[Exercise input]
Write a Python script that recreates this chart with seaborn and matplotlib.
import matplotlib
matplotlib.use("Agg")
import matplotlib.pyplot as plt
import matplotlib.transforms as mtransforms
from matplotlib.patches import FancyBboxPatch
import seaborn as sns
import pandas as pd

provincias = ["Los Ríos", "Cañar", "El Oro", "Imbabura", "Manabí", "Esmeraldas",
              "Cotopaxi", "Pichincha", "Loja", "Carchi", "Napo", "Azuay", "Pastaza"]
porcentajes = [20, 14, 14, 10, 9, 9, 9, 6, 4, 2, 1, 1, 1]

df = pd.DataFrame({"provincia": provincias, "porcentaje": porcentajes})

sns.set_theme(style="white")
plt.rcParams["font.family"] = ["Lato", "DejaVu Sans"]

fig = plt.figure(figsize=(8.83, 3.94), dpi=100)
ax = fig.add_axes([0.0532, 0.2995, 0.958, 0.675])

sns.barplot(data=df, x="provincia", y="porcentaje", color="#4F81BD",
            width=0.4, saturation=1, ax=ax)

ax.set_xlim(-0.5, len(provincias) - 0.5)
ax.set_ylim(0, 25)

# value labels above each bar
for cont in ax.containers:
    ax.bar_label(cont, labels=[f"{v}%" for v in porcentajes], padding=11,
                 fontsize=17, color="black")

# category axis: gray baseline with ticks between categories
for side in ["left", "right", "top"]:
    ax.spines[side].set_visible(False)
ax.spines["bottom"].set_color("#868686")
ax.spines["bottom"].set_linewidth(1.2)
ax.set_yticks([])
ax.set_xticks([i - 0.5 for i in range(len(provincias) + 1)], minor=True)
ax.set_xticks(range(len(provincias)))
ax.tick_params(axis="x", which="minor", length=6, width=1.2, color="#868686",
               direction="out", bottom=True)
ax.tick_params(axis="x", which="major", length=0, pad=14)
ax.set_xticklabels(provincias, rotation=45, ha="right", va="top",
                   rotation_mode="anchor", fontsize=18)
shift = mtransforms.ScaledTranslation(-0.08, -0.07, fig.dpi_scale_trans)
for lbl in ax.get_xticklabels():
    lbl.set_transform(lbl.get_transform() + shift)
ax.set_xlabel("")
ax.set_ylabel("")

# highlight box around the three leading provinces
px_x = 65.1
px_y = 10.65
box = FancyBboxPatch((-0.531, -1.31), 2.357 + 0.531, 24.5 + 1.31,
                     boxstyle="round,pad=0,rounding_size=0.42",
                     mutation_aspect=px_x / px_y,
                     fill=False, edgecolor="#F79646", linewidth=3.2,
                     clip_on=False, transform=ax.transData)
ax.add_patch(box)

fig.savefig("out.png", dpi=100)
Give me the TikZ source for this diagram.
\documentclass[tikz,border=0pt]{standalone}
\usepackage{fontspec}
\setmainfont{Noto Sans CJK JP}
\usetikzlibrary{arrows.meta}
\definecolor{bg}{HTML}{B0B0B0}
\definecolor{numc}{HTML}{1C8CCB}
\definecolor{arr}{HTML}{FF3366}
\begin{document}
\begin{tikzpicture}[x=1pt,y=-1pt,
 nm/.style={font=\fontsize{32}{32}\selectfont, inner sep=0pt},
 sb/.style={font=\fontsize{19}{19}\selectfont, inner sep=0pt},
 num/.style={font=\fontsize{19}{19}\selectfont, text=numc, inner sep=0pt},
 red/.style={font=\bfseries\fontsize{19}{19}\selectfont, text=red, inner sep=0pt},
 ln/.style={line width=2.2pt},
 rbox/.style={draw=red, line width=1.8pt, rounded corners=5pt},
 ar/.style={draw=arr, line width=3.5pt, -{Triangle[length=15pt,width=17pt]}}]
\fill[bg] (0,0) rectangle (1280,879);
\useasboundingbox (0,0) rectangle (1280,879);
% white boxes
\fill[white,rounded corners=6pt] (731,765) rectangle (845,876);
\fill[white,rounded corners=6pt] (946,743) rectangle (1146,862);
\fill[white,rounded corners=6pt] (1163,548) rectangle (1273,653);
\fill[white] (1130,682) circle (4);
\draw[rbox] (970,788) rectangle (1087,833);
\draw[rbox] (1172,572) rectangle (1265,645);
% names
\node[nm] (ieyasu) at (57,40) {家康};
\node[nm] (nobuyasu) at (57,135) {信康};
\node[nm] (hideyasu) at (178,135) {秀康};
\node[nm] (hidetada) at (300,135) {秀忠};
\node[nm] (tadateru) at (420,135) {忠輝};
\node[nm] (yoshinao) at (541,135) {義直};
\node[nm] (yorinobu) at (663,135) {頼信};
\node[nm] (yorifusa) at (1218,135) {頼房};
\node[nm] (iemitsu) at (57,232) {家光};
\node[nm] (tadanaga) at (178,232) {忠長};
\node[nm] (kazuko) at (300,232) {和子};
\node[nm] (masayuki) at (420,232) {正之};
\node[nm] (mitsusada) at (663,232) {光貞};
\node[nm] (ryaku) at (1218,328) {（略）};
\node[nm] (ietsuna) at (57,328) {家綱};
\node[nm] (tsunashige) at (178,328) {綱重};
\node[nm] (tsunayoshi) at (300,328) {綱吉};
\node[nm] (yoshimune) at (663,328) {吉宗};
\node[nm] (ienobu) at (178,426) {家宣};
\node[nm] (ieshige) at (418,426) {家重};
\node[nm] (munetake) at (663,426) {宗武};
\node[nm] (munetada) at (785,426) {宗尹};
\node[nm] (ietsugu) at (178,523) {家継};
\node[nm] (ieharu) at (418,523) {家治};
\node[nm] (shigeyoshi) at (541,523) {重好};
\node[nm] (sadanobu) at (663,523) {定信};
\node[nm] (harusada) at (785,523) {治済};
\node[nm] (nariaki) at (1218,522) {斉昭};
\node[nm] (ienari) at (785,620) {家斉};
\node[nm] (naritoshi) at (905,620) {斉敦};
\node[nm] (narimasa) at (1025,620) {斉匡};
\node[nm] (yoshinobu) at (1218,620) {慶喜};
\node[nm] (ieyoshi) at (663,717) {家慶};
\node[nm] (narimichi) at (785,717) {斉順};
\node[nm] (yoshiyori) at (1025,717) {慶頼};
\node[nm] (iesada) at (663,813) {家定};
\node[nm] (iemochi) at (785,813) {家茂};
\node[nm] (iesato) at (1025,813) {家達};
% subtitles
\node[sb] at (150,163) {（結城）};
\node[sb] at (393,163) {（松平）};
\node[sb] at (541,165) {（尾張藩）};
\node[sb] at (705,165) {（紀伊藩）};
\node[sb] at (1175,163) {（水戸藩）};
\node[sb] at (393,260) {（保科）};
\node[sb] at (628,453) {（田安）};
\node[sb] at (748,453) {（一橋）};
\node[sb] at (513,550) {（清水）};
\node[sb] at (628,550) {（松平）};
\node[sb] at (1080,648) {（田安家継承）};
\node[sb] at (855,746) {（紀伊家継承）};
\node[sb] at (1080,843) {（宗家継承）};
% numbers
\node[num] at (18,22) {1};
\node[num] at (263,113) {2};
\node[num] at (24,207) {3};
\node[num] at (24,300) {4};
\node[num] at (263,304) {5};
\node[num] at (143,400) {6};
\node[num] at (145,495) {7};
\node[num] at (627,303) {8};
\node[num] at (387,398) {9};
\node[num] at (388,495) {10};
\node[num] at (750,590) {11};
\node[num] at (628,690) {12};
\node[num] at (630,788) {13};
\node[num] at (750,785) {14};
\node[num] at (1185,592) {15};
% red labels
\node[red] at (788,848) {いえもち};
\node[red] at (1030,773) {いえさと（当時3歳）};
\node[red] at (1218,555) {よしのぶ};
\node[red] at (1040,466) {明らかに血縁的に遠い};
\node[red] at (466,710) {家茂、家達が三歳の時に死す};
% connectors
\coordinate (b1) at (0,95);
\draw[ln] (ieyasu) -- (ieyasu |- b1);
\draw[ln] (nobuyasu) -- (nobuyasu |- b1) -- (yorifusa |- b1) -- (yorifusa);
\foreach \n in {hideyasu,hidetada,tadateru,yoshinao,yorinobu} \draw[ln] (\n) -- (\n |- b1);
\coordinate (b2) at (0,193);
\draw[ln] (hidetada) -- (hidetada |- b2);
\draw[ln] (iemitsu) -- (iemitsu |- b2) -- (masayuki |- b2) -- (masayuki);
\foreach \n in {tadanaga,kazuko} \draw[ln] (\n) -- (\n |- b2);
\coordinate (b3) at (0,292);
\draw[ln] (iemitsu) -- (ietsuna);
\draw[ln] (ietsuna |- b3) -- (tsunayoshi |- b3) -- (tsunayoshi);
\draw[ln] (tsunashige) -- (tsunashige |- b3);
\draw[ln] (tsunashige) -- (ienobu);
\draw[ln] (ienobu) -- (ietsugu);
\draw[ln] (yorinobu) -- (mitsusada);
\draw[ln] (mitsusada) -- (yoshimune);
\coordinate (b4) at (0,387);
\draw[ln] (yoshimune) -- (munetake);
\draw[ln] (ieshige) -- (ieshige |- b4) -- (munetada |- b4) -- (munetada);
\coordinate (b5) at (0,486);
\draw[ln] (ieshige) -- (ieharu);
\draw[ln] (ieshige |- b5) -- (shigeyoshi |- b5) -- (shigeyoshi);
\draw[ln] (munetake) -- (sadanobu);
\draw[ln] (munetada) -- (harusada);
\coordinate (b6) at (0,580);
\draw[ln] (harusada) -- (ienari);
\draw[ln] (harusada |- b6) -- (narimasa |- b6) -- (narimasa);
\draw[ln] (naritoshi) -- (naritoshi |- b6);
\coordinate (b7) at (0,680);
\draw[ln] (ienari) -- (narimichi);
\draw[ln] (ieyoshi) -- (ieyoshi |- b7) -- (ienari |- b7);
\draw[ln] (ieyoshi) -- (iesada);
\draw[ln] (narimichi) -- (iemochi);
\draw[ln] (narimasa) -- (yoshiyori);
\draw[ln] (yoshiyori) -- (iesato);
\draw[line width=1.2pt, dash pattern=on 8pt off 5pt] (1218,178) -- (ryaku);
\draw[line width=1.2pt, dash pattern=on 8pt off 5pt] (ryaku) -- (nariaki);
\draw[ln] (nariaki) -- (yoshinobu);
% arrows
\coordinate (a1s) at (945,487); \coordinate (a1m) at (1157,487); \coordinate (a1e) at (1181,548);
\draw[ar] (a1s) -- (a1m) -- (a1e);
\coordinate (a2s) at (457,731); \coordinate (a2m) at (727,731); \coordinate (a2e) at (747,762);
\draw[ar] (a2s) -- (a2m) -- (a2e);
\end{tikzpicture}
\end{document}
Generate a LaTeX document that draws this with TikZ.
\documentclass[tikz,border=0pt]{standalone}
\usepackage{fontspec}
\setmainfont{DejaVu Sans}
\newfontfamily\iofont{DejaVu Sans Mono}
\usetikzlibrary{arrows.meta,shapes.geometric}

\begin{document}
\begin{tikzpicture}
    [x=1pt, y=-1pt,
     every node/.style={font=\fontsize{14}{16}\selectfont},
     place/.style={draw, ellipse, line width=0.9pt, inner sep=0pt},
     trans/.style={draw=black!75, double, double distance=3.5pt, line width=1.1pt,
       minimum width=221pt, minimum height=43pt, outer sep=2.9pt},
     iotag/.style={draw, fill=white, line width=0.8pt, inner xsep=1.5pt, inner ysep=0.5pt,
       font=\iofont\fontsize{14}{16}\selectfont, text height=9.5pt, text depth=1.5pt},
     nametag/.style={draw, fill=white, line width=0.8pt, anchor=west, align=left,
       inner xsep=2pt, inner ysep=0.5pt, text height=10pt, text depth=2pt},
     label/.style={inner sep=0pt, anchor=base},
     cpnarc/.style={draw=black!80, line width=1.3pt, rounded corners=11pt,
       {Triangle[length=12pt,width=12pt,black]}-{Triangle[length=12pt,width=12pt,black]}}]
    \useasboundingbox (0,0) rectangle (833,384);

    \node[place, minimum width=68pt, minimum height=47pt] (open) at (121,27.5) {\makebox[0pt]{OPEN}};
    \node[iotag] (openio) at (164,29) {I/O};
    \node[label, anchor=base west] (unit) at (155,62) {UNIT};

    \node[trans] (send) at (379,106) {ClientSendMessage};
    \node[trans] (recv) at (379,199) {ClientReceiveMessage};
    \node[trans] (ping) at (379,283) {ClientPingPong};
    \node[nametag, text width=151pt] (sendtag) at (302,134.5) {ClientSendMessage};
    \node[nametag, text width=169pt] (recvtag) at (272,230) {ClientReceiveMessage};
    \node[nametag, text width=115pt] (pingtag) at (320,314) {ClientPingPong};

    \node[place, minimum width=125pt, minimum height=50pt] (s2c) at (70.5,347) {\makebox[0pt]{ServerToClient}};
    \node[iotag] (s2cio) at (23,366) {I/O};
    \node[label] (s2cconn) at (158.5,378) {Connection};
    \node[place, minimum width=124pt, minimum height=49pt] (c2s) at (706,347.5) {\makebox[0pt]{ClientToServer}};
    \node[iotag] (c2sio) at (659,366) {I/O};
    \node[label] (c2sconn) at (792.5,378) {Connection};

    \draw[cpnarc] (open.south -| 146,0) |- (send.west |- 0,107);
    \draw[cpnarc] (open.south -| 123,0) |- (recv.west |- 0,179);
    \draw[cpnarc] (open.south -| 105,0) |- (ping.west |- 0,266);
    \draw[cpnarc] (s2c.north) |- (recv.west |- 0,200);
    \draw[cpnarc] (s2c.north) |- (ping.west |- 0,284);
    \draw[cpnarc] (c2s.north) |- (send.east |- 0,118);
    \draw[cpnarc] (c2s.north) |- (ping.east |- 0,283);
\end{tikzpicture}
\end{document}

[Problem to work on] Each line from the line with "Generate a LaTeX" to the line with "text width=115pt] (pingtag)" is to be echoed exactly; both boundary lines are included, and nothing else is to be output.

[Reply to the exercise]
Generate a LaTeX document that draws this with TikZ.
\documentclass[tikz,border=0pt]{standalone}
\usepackage{fontspec}
\setmainfont{DejaVu Sans}
\newfontfamily\iofont{DejaVu Sans Mono}
\usetikzlibrary{arrows.meta,shapes.geometric}

\begin{document}
\begin{tikzpicture}
    [x=1pt, y=-1pt,
     every node/.style={font=\fontsize{14}{16}\selectfont},
     place/.style={draw, ellipse, line width=0.9pt, inner sep=0pt},
     trans/.style={draw=black!75, double, double distance=3.5pt, line width=1.1pt,
       minimum width=221pt, minimum height=43pt, outer sep=2.9pt},
     iotag/.style={draw, fill=white, line width=0.8pt, inner xsep=1.5pt, inner ysep=0.5pt,
       font=\iofont\fontsize{14}{16}\selectfont, text height=9.5pt, text depth=1.5pt},
     nametag/.style={draw, fill=white, line width=0.8pt, anchor=west, align=left,
       inner xsep=2pt, inner ysep=0.5pt, text height=10pt, text depth=2pt},
     label/.style={inner sep=0pt, anchor=base},
     cpnarc/.style={draw=black!80, line width=1.3pt, rounded corners=11pt,
       {Triangle[length=12pt,width=12pt,black]}-{Triangle[length=12pt,width=12pt,black]}}]
    \useasboundingbox (0,0) rectangle (833,384);

    \node[place, minimum width=68pt, minimum height=47pt] (open) at (121,27.5) {\makebox[0pt]{OPEN}};
    \node[iotag] (openio) at (164,29) {I/O};
    \node[label, anchor=base west] (unit) at (155,62) {UNIT};

    \node[trans] (send) at (379,106) {ClientSendMessage};
    \node[trans] (recv) at (379,199) {ClientReceiveMessage};
    \node[trans] (ping) at (379,283) {ClientPingPong};
    \node[nametag, text width=151pt] (sendtag) at (302,134.5) {ClientSendMessage};
    \node[nametag, text width=169pt] (recvtag) at (272,230) {ClientReceiveMessage};
    \node[nametag, text width=115pt] (pingtag) at (320,314) {ClientPingPong};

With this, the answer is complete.